The notion of the enlightened independent candidate without institutional prejudices is largely based on a flawed idea of how good decisions are made in public life. For example, Allegra Spender and Kate Chaney, candidates for Wentworth and Curtin respectively, were successful management consultants. Both argue they will bring an analytical and problem-solving mindset to Canberra as this is what top-shelf consultants are trained to do.

It is true such skills are always required. But in politics, defining the problem is the real battle and it is not only a matter of rational or causal reasoning from one position to another. If it were, we might as well be ruled by a computer spitting out the most efficient solutions to agreed problems. The real world is one of contested values and priorities. That is what it means to live in a genuinely pluralistic society.

The Climate 200-supported candidates live in a far more simplistic moral and political universe because in their own minds they have moved past defining the great problem, which is that we exist in a climate emergency. Confronting this is the highest priority and they need only to deploy their analytical skills to work out what is best for lowering carbon emissions. Which is why one would expect more than a few vague statements about the importance of renewables.

More important, what priorities valued by other Australians are they prepared to sacrifice, and at what cost?

Given their ambi­tion to control the balance of power, they need to be subject to the same scrutiny as the major parties. But there is concerted sil­ence responding to these questions.

There is another problem with independent candidates giving themselves carte blanche to shape policy, especially when applied to foreign affairs.

Monique Ryan, the independent candidate for Kooyong, argues that China should be treated with respect and sensitivity and the government has been weaponising this important relationship for domestic political gain.

To be fair, some of the independents have more credible stances on external policy.

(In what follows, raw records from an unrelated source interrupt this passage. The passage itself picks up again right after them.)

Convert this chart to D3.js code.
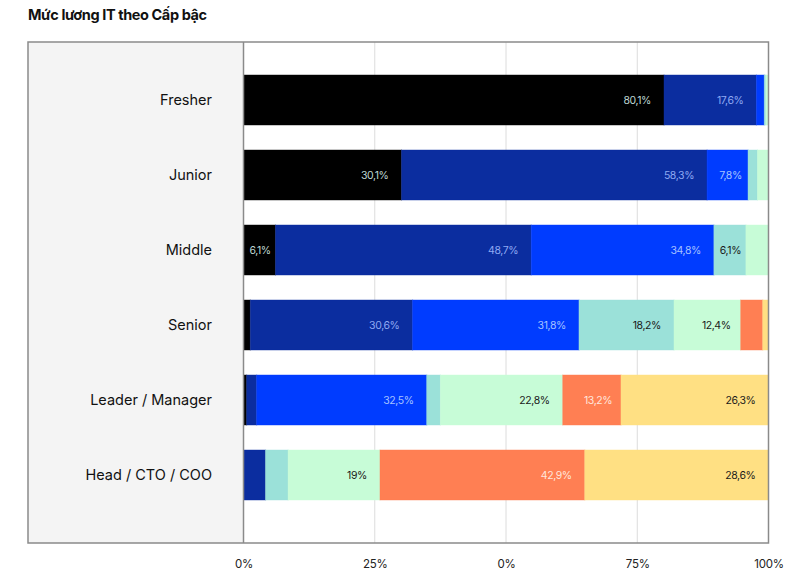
<!DOCTYPE html>
<html>
<head>
<meta charset="utf-8">
<script src="https://cdn.jsdelivr.net/npm/d3@7/dist/d3.min.js"></script>
<style>
  html, body { margin: 0; padding: 0; background: #fff; }
  svg { display: block; font-family: Inter, "Noto Sans", sans-serif; }
</style>
</head>
<body>
<svg id="chart" width="800" height="584"></svg>
<script>
// ---- data ----
const title = "Mức lương IT theo Cấp bậc";
const levels = ["Fresher", "Junior", "Middle", "Senior", "Leader / Manager", "Head / CTO / COO"];
const seriesKeys = ["g1", "g2", "g3", "g4", "g5", "g6", "g7"];
const seriesColors = ["#000000", "#0b2d9f", "#003cff", "#9be1d9", "#c7fcd7", "#ff7f53", "#ffe083"];
const labelColors = ["#bdd6d2", "#8fa9f2", "#a6c2ff", "#1a1a1a", "#1a1a1a", "#ffe6dd", "#1a1a1a"];

const g1 = [80.1, 30.1, 6.1, 1.3, 0.6, 0];
const g2 = [17.6, 58.2, 48.7, 30.9, 1.9, 4.2];
const g3 = [1.5, 7.8, 34.8, 31.7, 32.4, 0];
const g4 = [0.3, 1.8, 6.1, 18.1, 2.6, 4.3];
const g5 = [0.5, 2.1, 4.3, 12.7, 23.3, 17.5];
const g6 = [0, 0, 0, 4.2, 11.1, 39.0];
const g7 = [0, 0, 0, 1.1, 28.1, 35.0];

const l1 = ["80,1%", "30,1%", "6,1%", null, null, null];
const l2 = ["17,6%", "58,3%", "48,7%", "30,6%", null, null];
const l3 = [null, "7,8%", "34,8%", "31,8%", "32,5%", null];
const l4 = [null, null, "6,1%", "18,2%", null, null];
const l5 = [null, null, null, "12,4%", "22,8%", "19%"];
const l6 = [null, null, null, null, "13,2%", "42,9%"];
const l7 = [null, null, null, null, "26,3%", "28,6%"];

const tickValues = [0, 25, 50, 75, 100];
const tickLabels = ["0%", "25%", "0%", "75%", "100%"];

// ---- build table ----
const seriesValues = [g1, g2, g3, g4, g5, g6, g7];
const seriesLabels = [l1, l2, l3, l4, l5, l6, l7];
const rows = levels.map((lv, i) => {
  const r = { level: lv, idx: i };
  seriesKeys.forEach((k, j) => r[k] = seriesValues[j][i]);
  return r;
});

const svg = d3.select("#chart");
const left = 243.5, right = 768.5, frameTop = 42, frameBottom = 543, panelLeft = 28;

const x = d3.scaleLinear().domain([0, 100]).range([left, right]);
const y = d3.scaleBand().domain(levels).range([50, 525]).padding(1 / 3);

// title
svg.append("text")
  .attr("x", 28).attr("y", 20)
  .attr("font-size", 14.5).attr("font-weight", 700)
  .attr("letter-spacing", -0.4)
  .attr("fill", "#111")
  .text(title);

// left panel
svg.append("rect")
  .attr("x", panelLeft).attr("y", frameTop)
  .attr("width", left - panelLeft).attr("height", frameBottom - frameTop)
  .attr("fill", "#f4f4f4");

// gridlines
svg.append("g").selectAll("line")
  .data(tickValues.slice(1, -1))
  .join("line")
  .attr("x1", d => x(d)).attr("x2", d => x(d))
  .attr("y1", frameTop).attr("y2", frameBottom)
  .attr("stroke", "#dcdcdc").attr("stroke-width", 1);

// stacked bars
const stack = d3.stack().keys(seriesKeys);
const stacked = stack(rows);

const barG = svg.append("g");
stacked.forEach((layer, j) => {
  barG.append("g").selectAll("rect")
    .data(layer.filter(d => d[1] - d[0] > 0))
    .join("rect")
    .attr("x", d => x(d[0]))
    .attr("y", d => y(d.data.level))
    .attr("width", d => x(d[1]) - x(d[0]))
    .attr("height", y.bandwidth())
    .attr("fill", seriesColors[j])
    .attr("stroke", seriesColors[j])
    .attr("stroke-opacity", 0.45)
    .attr("stroke-width", 1);
});

// segment labels
const labG = svg.append("g");
stacked.forEach((layer, j) => {
  layer.forEach((d, i) => {
    const txt = seriesLabels[j][i];
    if (!txt) return;
    const x0 = x(d[0]), x1 = x(d[1]);
    const w = x1 - x0;
    const gap = Math.min(13, w * 0.15);
    labG.append("text")
      .attr("x", x1 - gap)
      .attr("y", y(d.data.level) + y.bandwidth() / 2)
      .attr("dy", "0.35em")
      .attr("text-anchor", "end")
      .attr("font-size", 10.5)
      .attr("letter-spacing", -0.4)
      .attr("fill", labelColors[j])
      .text(txt);
  });
});

// frame
svg.append("rect")
  .attr("x", panelLeft).attr("y", frameTop)
  .attr("width", right - panelLeft).attr("height", frameBottom - frameTop)
  .attr("fill", "none").attr("stroke", "#8a8a8a").attr("stroke-width", 1.5);
svg.append("line")
  .attr("x1", left).attr("x2", left)
  .attr("y1", frameTop).attr("y2", frameBottom)
  .attr("stroke", "#8a8a8a").attr("stroke-width", 1.5);

// category labels
svg.append("g").selectAll("text")
  .data(levels)
  .join("text")
  .attr("x", 212)
  .attr("y", d => y(d) + y.bandwidth() / 2)
  .attr("dy", "0.35em")
  .attr("text-anchor", "end")
  .attr("font-size", 14.5)
  .attr("fill", "#111")
  .text(d => d);

// x axis labels
const axis = d3.axisBottom(x)
  .tickValues(tickValues)
  .tickFormat((d, i) => tickLabels[i])
  .tickSize(0)
  .tickPadding(0);
const axG = svg.append("g")
  .attr("transform", `translate(0, ${560})`)
  .call(axis);
axG.select(".domain").remove();
axG.selectAll("text")
  .attr("font-family", "Inter, 'Noto Sans', sans-serif")
  .attr("font-size", 11.5)
  .attr("letter-spacing", -0.3)
  .attr("fill", "#222");
</script>
</body>
</html>
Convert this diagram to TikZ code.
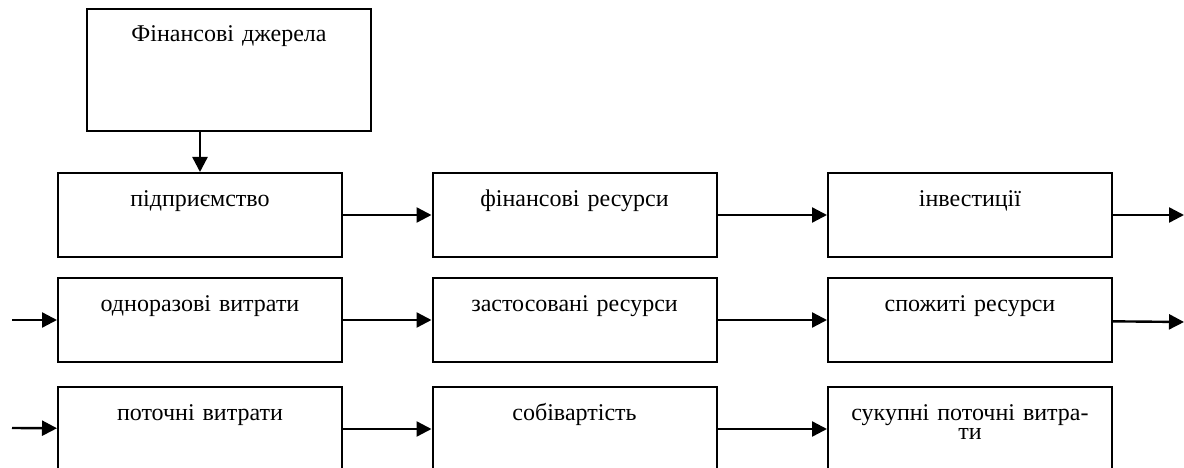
\documentclass[tikz,border=0pt]{standalone}
\usepackage{fontspec}
\setmainfont{Liberation Serif}
\usetikzlibrary{arrows.meta}
\begin{document}
\begin{tikzpicture}[x=1pt,y=-1pt,
    box/.style={draw, line width=2pt, inner sep=0pt, text width=284pt,
      align=center, text height=33pt, text depth=51pt,
      font=\fontsize{24}{19}\selectfont}]
      \useasboundingbox (0,0) rectangle (1184,468);
      \clip (0,0) rectangle (1184,468);
      \draw
        (229,70) node[box, text depth=89pt] (dzh){Фінансові джерела}
        (200,215) node[box] (pid){підприємство}
        (574.5,215) node[box] (fres){фінансові ресурси}
        (970,215) node[box] (inv){інвестиції}
        (200,320) node[box] (odn){одноразові витрати}
        (574.5,320) node[box] (zast){застосовані ресурси}
        (970,320) node[box] (spozh){спожиті ресурси}
        (200,429) node[box] (pot){поточні витрати}
        (574.5,429) node[box] (sob){собівартість}
        (970,429) node[box] (suk){сукупні поточні витра-\\ти};
      \coordinate (in2) at (12,320);
      \coordinate (in3) at (12,428);
      \coordinate (out1) at (1184,215);
      \coordinate (out2) at (1184,322);
      \begin{scope}[line width=2.4pt, -{Triangle[length=15pt,width=15pt]}]
        \draw (pid.north |- dzh.south) to (pid.north);
        \draw (pid) to (fres);
        \draw (fres) to (inv);
        \draw (inv) to (out1);
        \draw (in2) to (odn);
        \draw (odn) to (zast);
        \draw (zast) to (spozh);
        \draw (spozh) to (out2);
        \draw (in3) to (pot);
        \draw (pot) to (sob);
        \draw (sob) to (suk);
      \end{scope}
    \end{tikzpicture}
\end{document}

Regarding Ryan, she is wilfully or else negligently ignoring Beijing’s record of escalating threats and coercive and intrusive measures against Australia that preceded the open and downward spiral in bilateral diplomatic relations. Of course, Ryan is entitled to her opinion, and it may be that there are individuals within both parties who agree with her. But even if this is so, those latter individuals will face immensely more scrutiny by the media and public.

Moreover, to influence relevant policy, those in the major parties need to justify their views to colleagues. It is not perfect contestability but better than none. And whichever side it is, both must consider the party’s brand and institutional standing in the longer term. Foreign policy involves complex questions regarding the relationship between individuals, communities, nations and other entities such as international organisations. This means forever balancing principle, prudence and pragmatism.

The point is that Coalition and Labor members are collectively obliged to take seriously the unintended consequences of ill-conceived policy and to mitigate disaster as the stain of these will afflict their organisations for years, even decades.

In contrast, the teal independents endure no such burden. They, rather than the major parties, are far more susceptible to short-term thinking or populist sentiment when it comes to making decisions – which is precisely what they accuse the current government of doing.

Independents tend to call for urgent and radical reordering of our domestic and foreign affairs because they seek power without responsibility. They are not in the position, nor will be around, to clean up whatever mess is left. On policy grounds, one might not like what the major parties are offering. But the alternative is likely to be much worse.